Franz Welser-Most conducts the Cleveland Orchestra (Photo courtesy of Roy Thomson Hall)
Stravinsky's The Nightingale and Other Short Fables
, directed by Robert Lepage (photo: Michael Cooper)
For opera fans, the big news this week continues to be the COC production of Stravinsky's The Nightingale and Other Short Fables, directed by Robert Lepage. It opened on Saturday and it was a complete triumph. It was what an operatic experience should be but rarely is - one that dazzles, surprises, delights and inspires, all at the same time. Lepage turned operatic conventions upside down with a myriad of novel ideas regarding presentations, incorporating elements previously untouched and unrealized in the western opera. If you were struck by his Damnation of Faust at the Met last season, he has outdone himself here. The singing was uniformly excellent, particularly the clear, bell-like tones of Russian soprano Olga Peretyatko, whom I heard last year in Valencia, Spain, in the recording sessions I covered of Frederic Chaslin's new opera Wuthering Heights. She impressed me then, but she is even better here - this high coloratura role is tailor-made for her. As the Canadian reviewer for Opera, a UK magazine, I will write a full review there to be published in a future issue. As I understand it, all the tickets are pretty much sold, but there may be returns, so do check the COC website for updates. Performances this week are on Oct. 20, 22, and 24 at the Four Seasons Centre. The other show, Puccini's Madama Butterfly, continues on Oct. 21, 23, and 25. I have seen it twice already, and I am told that in recent performances, the audience have been extremely enthusiastic.
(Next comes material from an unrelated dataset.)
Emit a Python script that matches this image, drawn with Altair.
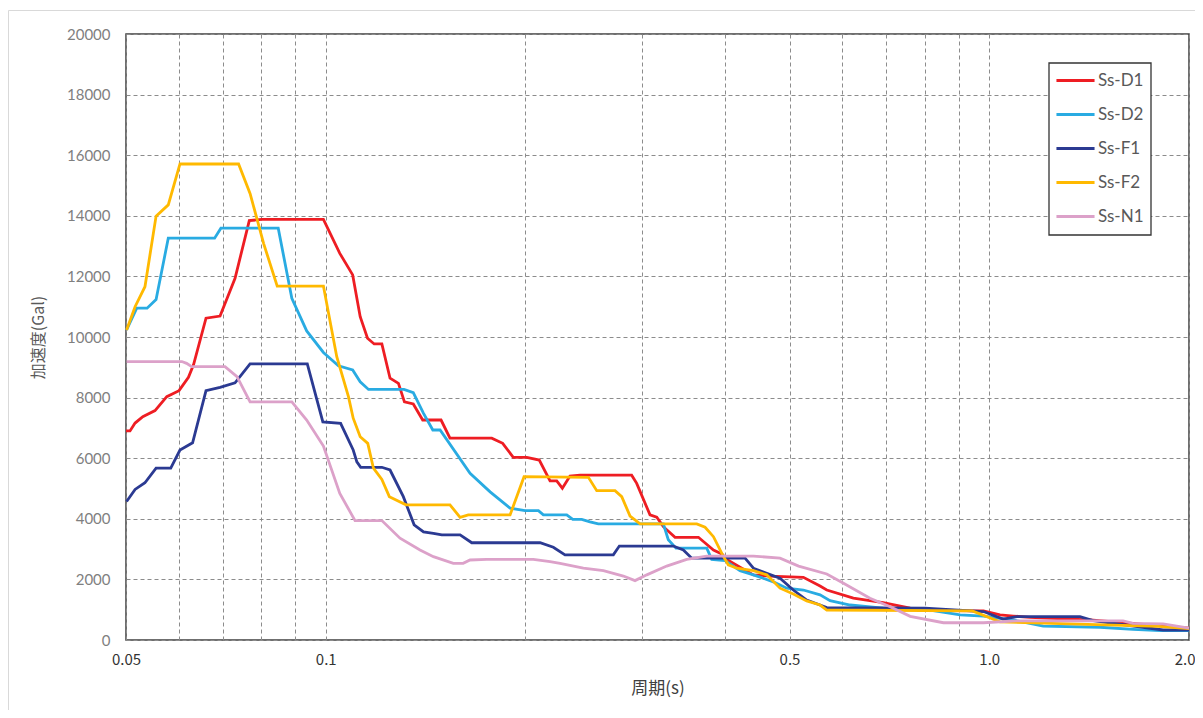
import altair as alt
import pandas as pd

SERIES = ["Ss-D1", "Ss-D2", "Ss-F1", "Ss-F2", "Ss-N1"]
COLORS = ["#EE1D23", "#29ABE2", "#2B3A92", "#FFB900", "#DCA1C9"]

D1_T = [0.05, 0.0507, 0.0516, 0.053, 0.0553, 0.0576, 0.0601, 0.0621, 0.0632, 0.066, 0.0693, 0.073, 0.0767, 0.0801, 0.0992, 0.105, 0.1098, 0.1127, 0.1156, 0.1183, 0.1215, 0.125, 0.1287, 0.1314, 0.1355, 0.14, 0.1492, 0.1539, 0.1779, 0.1848, 0.1917, 0.2009, 0.2098, 0.2178, 0.2229, 0.2273, 0.2334, 0.2417, 0.2891, 0.2942, 0.3081, 0.3154, 0.3227, 0.3361, 0.3645, 0.384, 0.3953, 0.4022, 0.4211, 0.4411, 0.4673, 0.5246, 0.5559, 0.569, 0.624, 0.692, 0.76, 0.853, 0.98, 1.038, 1.087, 1.152, 1.419, 2.0]
D1_A = [6900, 6900, 7160, 7370, 7570, 8030, 8230, 8670, 9080, 10620, 10690, 11940, 13840, 13880, 13880, 12760, 12050, 10670, 9960, 9770, 9770, 8640, 8470, 7860, 7790, 7260, 7260, 6660, 6660, 6490, 6030, 6030, 5940, 5250, 5250, 5010, 5410, 5440, 5440, 5170, 4130, 4050, 3740, 3390, 3390, 2970, 2840, 2660, 2400, 2150, 2110, 2070, 1780, 1650, 1380, 1230, 1050, 970, 960, 830, 790, 750, 660, 390]

D2_T = [0.0501, 0.0519, 0.0538, 0.0555, 0.0579, 0.068, 0.0695, 0.0848, 0.0889, 0.0936, 0.0992, 0.1045, 0.1098, 0.1127, 0.116, 0.1312, 0.1355, 0.1404, 0.145, 0.1487, 0.165, 0.1769, 0.1896, 0.1997, 0.2092, 0.2128, 0.2308, 0.2357, 0.2431, 0.2502, 0.2575, 0.2977, 0.3227, 0.3283, 0.3372, 0.3752, 0.3817, 0.3998, 0.4211, 0.4411, 0.4727, 0.4952, 0.5246, 0.5559, 0.5755, 0.617, 0.692, 0.823, 0.904, 0.98, 1.086, 1.206, 1.469, 1.647, 1.809, 2.0]
D2_A = [10230, 10950, 10950, 11240, 13260, 13260, 13590, 13590, 11280, 10200, 9490, 9050, 8910, 8520, 8270, 8270, 8160, 7480, 6930, 6930, 5500, 4890, 4350, 4270, 4270, 4130, 4130, 3980, 3980, 3900, 3830, 3830, 3830, 3310, 3030, 3030, 2660, 2620, 2290, 2150, 1920, 1710, 1650, 1490, 1300, 1155, 1050, 970, 830, 790, 660, 460, 420, 350, 310, 310]

F1_T = [0.0501, 0.0516, 0.0534, 0.0555, 0.0584, 0.0603, 0.063, 0.066, 0.0693, 0.073, 0.0769, 0.0938, 0.099, 0.1053, 0.11, 0.1114, 0.1129, 0.1215, 0.125, 0.1309, 0.1359, 0.1404, 0.1453, 0.1496, 0.1594, 0.166, 0.2104, 0.2203, 0.2294, 0.2713, 0.277, 0.3341, 0.3459, 0.3561, 0.4285, 0.4411, 0.462, 0.4838, 0.5066, 0.5307, 0.5559, 0.569, 0.8, 0.98, 1.049, 1.101, 1.37, 1.434, 1.828, 2.0]
F1_A = [4570, 4970, 5190, 5670, 5670, 6270, 6510, 8230, 8340, 8490, 9110, 9110, 7200, 7150, 6270, 5880, 5700, 5700, 5610, 4730, 3800, 3570, 3520, 3470, 3470, 3210, 3210, 3060, 2810, 2810, 3100, 3100, 2970, 2700, 2700, 2370, 2200, 2040, 1650, 1320, 1155, 1070, 1050, 940, 690, 770, 770, 640, 330, 330]

F2_T = [0.0501, 0.0516, 0.0534, 0.0555, 0.0579, 0.0603, 0.0739, 0.0769, 0.0806, 0.0845, 0.0992, 0.1039, 0.1082, 0.11, 0.1127, 0.1157, 0.118, 0.1215, 0.1247, 0.1321, 0.1539, 0.1594, 0.164, 0.1896, 0.199, 0.2488, 0.2561, 0.2729, 0.2793, 0.2875, 0.2977, 0.3624, 0.373, 0.384, 0.3953, 0.4043, 0.4163, 0.4411, 0.462, 0.4838, 0.5066, 0.5307, 0.5559, 0.569, 0.943, 1.038, 1.8, 2.0]
F2_A = [10230, 11000, 11660, 13990, 14360, 15710, 15710, 14740, 13090, 11680, 11680, 9350, 8030, 7320, 6710, 6490, 5670, 5300, 4730, 4460, 4460, 4050, 4130, 4130, 5390, 5370, 4930, 4930, 4730, 4090, 3830, 3830, 3720, 3410, 2860, 2480, 2370, 2290, 2150, 1710, 1520, 1290, 1155, 990, 960, 600, 450, 380]

N1_T = [0.0501, 0.0607, 0.0617, 0.0628, 0.0705, 0.0735, 0.0769, 0.0889, 0.0936, 0.0992, 0.105, 0.1107, 0.1215, 0.1294, 0.1387, 0.1453, 0.1557, 0.1611, 0.165, 0.1748, 0.2055, 0.2178, 0.2255, 0.2445, 0.2621, 0.2809, 0.2925, 0.3047, 0.3265, 0.35, 0.3752, 0.4411, 0.4838, 0.516, 0.569, 0.603, 0.661, 0.709, 0.76, 0.853, 0.98, 1.101, 1.591, 1.647, 1.828, 2.0]
N1_A = [9190, 9190, 9130, 9020, 9020, 8690, 7860, 7860, 7260, 6400, 4840, 3940, 3940, 3360, 2970, 2750, 2530, 2530, 2640, 2660, 2660, 2590, 2530, 2370, 2290, 2110, 1960, 2150, 2440, 2660, 2770, 2770, 2700, 2440, 2180, 1870, 1380, 1100, 780, 570, 570, 630, 630, 550, 530, 390]

X_GRID = [0.05, 0.06, 0.07, 0.08, 0.09, 0.1, 0.2, 0.3, 0.4, 0.5, 0.6, 0.7, 0.8, 0.9, 1.0, 2.0]
Y_TICKS = list(range(0, 20001, 2000))

rows = []
for name, ts, acs in zip(SERIES, [D1_T, D2_T, F1_T, F2_T, N1_T], [D1_A, D2_A, F1_A, F2_A, N1_A]):
    assert len(ts) == len(acs), name
    for t, a in zip(ts, acs):
        rows.append({"series": name, "period": t, "accel": a})
df = pd.DataFrame(rows)

label_expr = ("abs(datum.value-0.05)<1e-6 ? '0.05' : abs(datum.value-0.1)<1e-6 ? '0.1' : "
              "abs(datum.value-0.5)<1e-6 ? '0.5' : abs(datum.value-1)<1e-6 ? '1.0' : "
              "abs(datum.value-2)<1e-6 ? '2.0' : ''")

one = pd.DataFrame({"k": [0]})

outer = alt.Chart(one).mark_rect(fill=None, stroke="#d9d9d9", strokeWidth=1).encode(
    x=alt.value(-117.5), x2=alt.value(1100), y=alt.value(-23.5), y2=alt.value(720)
)
legend_box = alt.Chart(one).mark_rect(fill="white", stroke="#333333", strokeWidth=1.3).encode(
    x=alt.value(923), x2=alt.value(1025), y=alt.value(29), y2=alt.value(201)
)

lines = alt.Chart(df).mark_line(strokeWidth=2.8, strokeJoin="miter").encode(
    x=alt.X("period:Q",
            scale=alt.Scale(type="log", domain=[0.05, 2.0], nice=False),
            axis=alt.Axis(values=X_GRID, labelExpr=label_expr, title="周期(s)",
                          grid=True, gridDash=[4, 3], gridColor="#8c8c8c", gridWidth=1,
                          ticks=False, domain=False, labelOverlap=False, labelFlush=False,
                          labelAlign={"condition": {"test": "datum.value > 1.9", "value": "right"}, "value": "center"},
                          labelOffset={"condition": {"test": "datum.value > 1.9", "value": 6}, "value": 0},
                          labelFont="Noto Sans CJK JP", labelFontSize=15, labelColor="#333333",
                          labelPadding=12, titleFont="Noto Sans CJK JP", titleFontSize=17,
                          titleFontWeight="normal", titleColor="#404040", titlePadding=13)),
    y=alt.Y("accel:Q",
            scale=alt.Scale(domain=[0, 20000], nice=False),
            axis=alt.Axis(values=Y_TICKS, format="d", title="加速度(Gal)",
                          grid=True, gridDash=[4, 3], gridColor="#8c8c8c", gridWidth=1,
                          ticks=False, domain=False, labelFont="Lato", labelFontSize=15,
                          labelColor="#7f7f7f", labelPadding=16,
                          titleFont="Noto Sans CJK JP", titleFontSize=16,
                          titleFontWeight="normal", titleColor="#595959", titlePadding=20)),
    color=alt.Color("series:N",
                    scale=alt.Scale(domain=SERIES, range=COLORS),
                    legend=alt.Legend(title=None, orient="none", legendX=933, legendY=30,
                                      symbolType="M-1.27,0L1.27,0", symbolSize=900,
                                      symbolStrokeWidth=3, labelFont="Lato", labelFontSize=17,
                                      labelColor="#595959", labelOffset=6, rowPadding=9,
                                      padding=0)),
    order=alt.Order("period:Q"),
)

chart = alt.layer(outer, legend_box, lines).properties(
    width=1063, height=606,
    autosize=alt.AutoSizeParams(type="none"),
    padding={"left": 118, "top": 26, "right": 6, "bottom": 70},
).configure_view(stroke="#404040", strokeWidth=1.5)

chart.save("out.html", embed_options={"renderer": "svg", "actions": False})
More operas are on offer this week. This being the Haydn bicentenary, University of Toronto Opera Division is presenting his Il Mondo della Luna, in a one-hour excerpt format, at the Richard Bradshaw Amphitheatre at the Four Seasons Centre at noon, Tuesday 20. The U of T publicity material also cites that this is the International Year of Astronomy - so it is a double celebration! It features students of the Faculty of Music, so this is a good chance to hear up and coming voices. This is a sneak preview to the fully staged production to take place on November 5-8 at the MacMillan Theatre at the Faculty of Music, University of Toronto. The COC noon hour performance is free, but as usual, you will need to arrive at least 30 minutes before to line up.
Opera in Concert will be presenting another rarity, Rossini's La Donna del Lago, one of his relatively rare forays into opera seria. It is based on the Sir Walter Scott poem and the "lady" is a real star vehicle for a prima donna who has the chops to do the florid music justice. I have never seen it fully staged, and the OIC version obviously won't be staged either. It does have a very fine soprano in Virginia Hatfield, who has developed by leaps and bounds since her COC Ensemble Days. The show is on Sunday, Oct. 25, 2:30 PM at the Jane Mallet Theatre of the St. Lawrence Centre.
Symphonically speaking, the big event this week is the appearance of the august Cleveland Orchestra on Tuesday Oct. 20 8 pm in Roy Thomson Hall. The conductor is its current music director Franz Welser-Most. On the program is Fetes, a Debussy opener, followed by Haydn Symphony No. 85 and Shostakovich Symphony No. 5. Welser-Most exudes youthful vigor combined with a well-tempered, mature style. He is a bit of a controversial figure in Cleveland, where he is adored by the public but disliked by one particular critic who was subsequently released from his long-held position at the local newspaper. You'll get to see and hear what all the fuss is about on Tuesday. Any visiting orchestra is an event and this one is not to be missed.
Finally, the equally august Toronto Mendelssohn Choir presents Handel's Israel in Egypt at the newly minted Koerner Hall, with soloists Suzie LeBlanc and James McLennan. Noel Edison leads the Festival Orchestra. I attended the Frederica von Stade Farewell there last week and can truly say this new hall is a magnificent venue, not just for its beauty but its wondrous acoustics. If you haven't been to a concert there, this would be a good choice as the hall is very acoustically choir-friendly.